Bu yüzden, tüzüğe aykırı şekilde erkene çekilen kurultay tarihi iddiası da tutarsızdır. Yazıcı’nın dediği gibi, en erken mümkün kurultay tarihi 4 Ekim’dir. Aksi takdirde, parti içi hukuk bypass edilir; geriye sadece çatışma kalır.
- Hesaplaşma değil istişare: CHP hangi yolda yürüyecek?
Kutluhan Yazıcı’nın son cümlesi, aslında meselenin merkezini teşkil ediyor: “Kurultay, hesaplaşma değil; hukukla yürütülen bir istişare platformudur.” Ne kadar sade, o kadar derin bir uyarı.
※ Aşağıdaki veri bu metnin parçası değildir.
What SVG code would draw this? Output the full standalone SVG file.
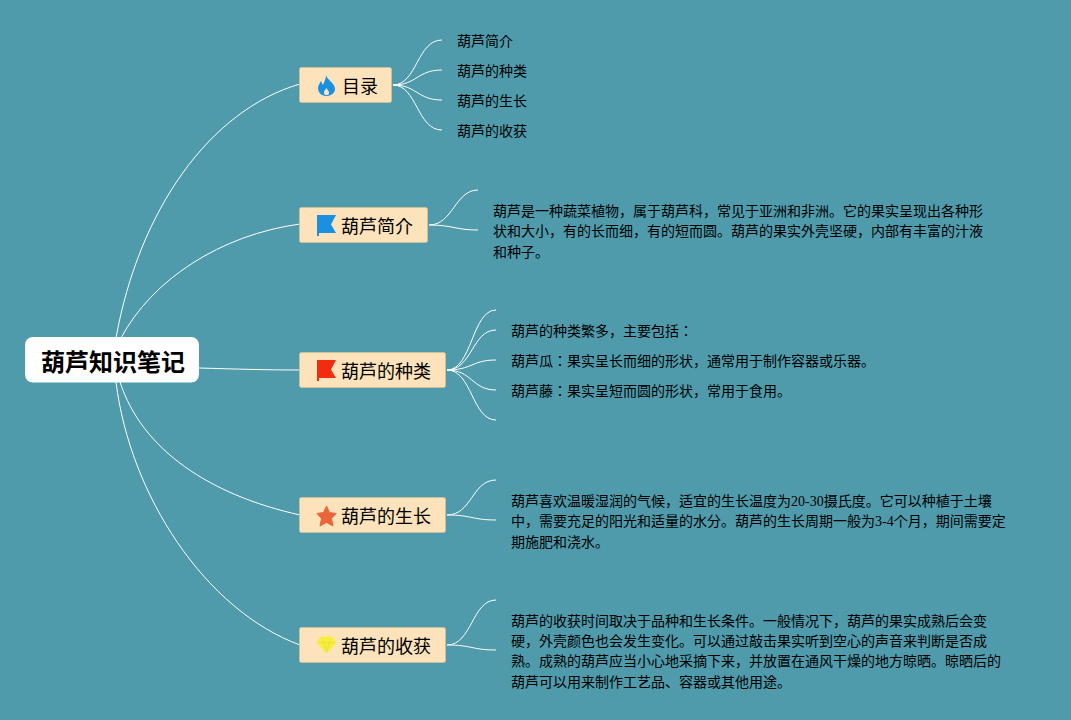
<svg xmlns="http://www.w3.org/2000/svg" width="1071" height="720" viewBox="0 0 1071 720">
<style>
.c{fill:none;stroke:#fff;stroke-width:1}
.n{fill:#fce3bb;stroke:#c9c39a;stroke-width:1}
.t{font-family:"Noto Sans CJK JP",sans-serif;font-size:18px;fill:#000}
.b{font-family:"Liberation Serif","Noto Sans CJK JP",serif;font-size:14px;fill:#000}
</style>
<rect width="1071" height="720" fill="#4f9bab"/>
<g id="connectors">
<path class="c" d="M116 338C139 210 210 110 300 84"/>
<path class="c" d="M121 338C152 280 220 235 300 224"/>
<path class="c" d="M199 368C235 369 265 370 300 370"/>
<path class="c" d="M120 382C142 450 210 495 300 515"/>
<path class="c" d="M116 382C130 495 205 610 300 645"/>
<path class="c" d="M393 85C417 85 417 40 442 40"/>
<path class="c" d="M393 85C417 85 417 70 442 70"/>
<path class="c" d="M393 85C417 85 417 100 442 100"/>
<path class="c" d="M393 85C417 85 417 130 442 130"/>
<path class="c" d="M429 225C453 225 455 190 478 190"/>
<path class="c" d="M429 225C453 225 455 230 478 230"/>
<path class="c" d="M447 370C472 370 472 310 496 310"/>
<path class="c" d="M447 370C472 370 472 330 496 330"/>
<path class="c" d="M447 370C472 370 472 360 496 360"/>
<path class="c" d="M447 370C472 370 472 390 496 390"/>
<path class="c" d="M447 370C472 370 472 420 496 420"/>
<path class="c" d="M447 515C472 515 472 480 496 480"/>
<path class="c" d="M447 515C472 515 472 520 496 520"/>
<path class="c" d="M447 645C472 645 472 600 496 600"/>
<path class="c" d="M447 645C472 645 472 650 496 650"/>
</g>
<g id="root"><rect x="25" y="337" width="174" height="45.500" rx="8" fill="#fff"/><text x="113" y="371" text-anchor="middle" style="font-family:'Noto Sans CJK JP',sans-serif;font-size:24px;font-weight:700" fill="#000">葫芦知识笔记</text></g>
<g id="n1"><rect class="n" x="299.500" y="67.500" width="92" height="35" rx="2"/><path d="M326 75C327 80 335 83 335 89C335 93 331 96 326.500 96C322 96 318 93 318 88C318 85 320 83 321 81C322 83 322 84 323 85C324 82 326 79 326 75ZM326.500 88C325.500 90 323.500 91 324 93.500C324.500 95.500 328.500 95.500 329 93.500C329.500 91.500 327.500 90 326.500 88Z" fill="#1b8fe0" fill-rule="evenodd"/><text class="t" x="342" y="93">目录</text></g>
<g id="n2"><rect class="n" x="299.500" y="207.500" width="128" height="35" rx="2"/><path d="M317 215H336L331 224.500L336 233H319V236H317Z" fill="#1b8fe0"/><text class="t" x="341" y="233">葫芦简介</text></g>
<g id="n3"><rect class="n" x="299.500" y="352.500" width="146" height="35" rx="2"/><path d="M317 360H336L331 369.500L336 378H319V381H317Z" fill="#f22c10"/><text class="t" x="341" y="378">葫芦的种类</text></g>
<g id="n4"><rect class="n" x="299.500" y="497.500" width="146" height="35" rx="2"/><path d="M326.500 506L329.500 512.500L336 513.500L331.500 518.500L333 526L326.500 522.500L320 526L321.500 518.500L317 513.500L323.500 512.500Z" fill="#e8663a" stroke="#e8663a" stroke-linejoin="round"/><text class="t" x="341" y="523">葫芦的生长</text></g>
<g id="n5"><rect class="n" x="299.500" y="627.500" width="146" height="35" rx="2"/><path d="M321 637H332L336 642.500L326.500 653L317 642.500Z" fill="#f9ee3c" stroke="#f9ee3c" stroke-linejoin="round"/><path d="M318 642.500H335M322 638L326.500 652L331 638" fill="none" stroke="#e9dc45" stroke-width="0.800"/><text class="t" x="341" y="653">葫芦的收获</text></g>
<g id="l1"><text class="b" x="457" y="46">葫芦简介</text><text class="b" x="457" y="76">葫芦的种类</text><text class="b" x="457" y="106">葫芦的生长</text><text class="b" x="457" y="136">葫芦的收获</text></g>
<g id="l2"><text class="b" x="493" y="216">葫芦是一种蔬菜植物，属于葫芦科，常见于亚洲和非洲。它的果实呈现出各种形</text><text class="b" x="493" y="236">状和大小，有的长而细，有的短而圆。葫芦的果实外壳坚硬，内部有丰富的汁液</text><text class="b" x="493" y="257">和种子。</text></g>
<g id="l3"><text class="b" x="511" y="336">葫芦的种类繁多，主要包括：</text><text class="b" x="511" y="366">葫芦瓜：果实呈长而细的形状，通常用于制作容器或乐器。</text><text class="b" x="511" y="396">葫芦藤：果实呈短而圆的形状，常用于食用。</text></g>
<g id="l4"><text class="b" x="511" y="506">葫芦喜欢温暖湿润的气候，适宜的生长温度为20-30摄氏度。它可以种植于土壤</text><text class="b" x="511" y="526">中，需要充足的阳光和适量的水分。葫芦的生长周期一般为3-4个月，期间需要定</text><text class="b" x="511" y="547">期施肥和浇水。</text></g>
<g id="l5"><text class="b" x="511" y="626">葫芦的收获时间取决于品种和生长条件。一般情况下，葫芦的果实成熟后会变</text><text class="b" x="511" y="646">硬，外壳颜色也会发生变化。可以通过敲击果实听到空心的声音来判断是否成</text><text class="b" x="511" y="666">熟。成熟的葫芦应当小心地采摘下来，并放置在通风干燥的地方晾晒。晾晒后的</text><text class="b" x="511" y="687">葫芦可以用来制作工艺品、容器或其他用途。</text></g>
</svg>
CHP, bu süreçte bir iç muhasebe mi yapacak; yoksa iç kavga ile siyasi itibarını mı örseleyecek? Bu karar yalnızca birkaç kişinin değil, partinin bütün kurumsal hafızasının, delegelerinin ve seçmenlerinin omzundadır.
Zira siyasette adalet terazisi bir kez eğildi mi, artık kimse haklıyla haksızı ayırt edemez.
-Son söz: Hızla değil, hikmetle yürümek
Cumhuriyet Halk Partisi’nin iç süreçlerini tüzüğe, teamüllere ve siyasi zarafete uygun biçimde yürütmesi, yalnız kendi geleceği için değil; ülkenin siyasal kültürü için de hayati önemdedir.
İmza süreci sadece bir teknik mesele değil; hukuka sadakat, örgütsel ahlak ve siyasi olgunluk testidir. Bu testten geçmenin yolu, kısa vadeli kazanımlardan değil; uzun vadeli ilkelerden geçmektedir.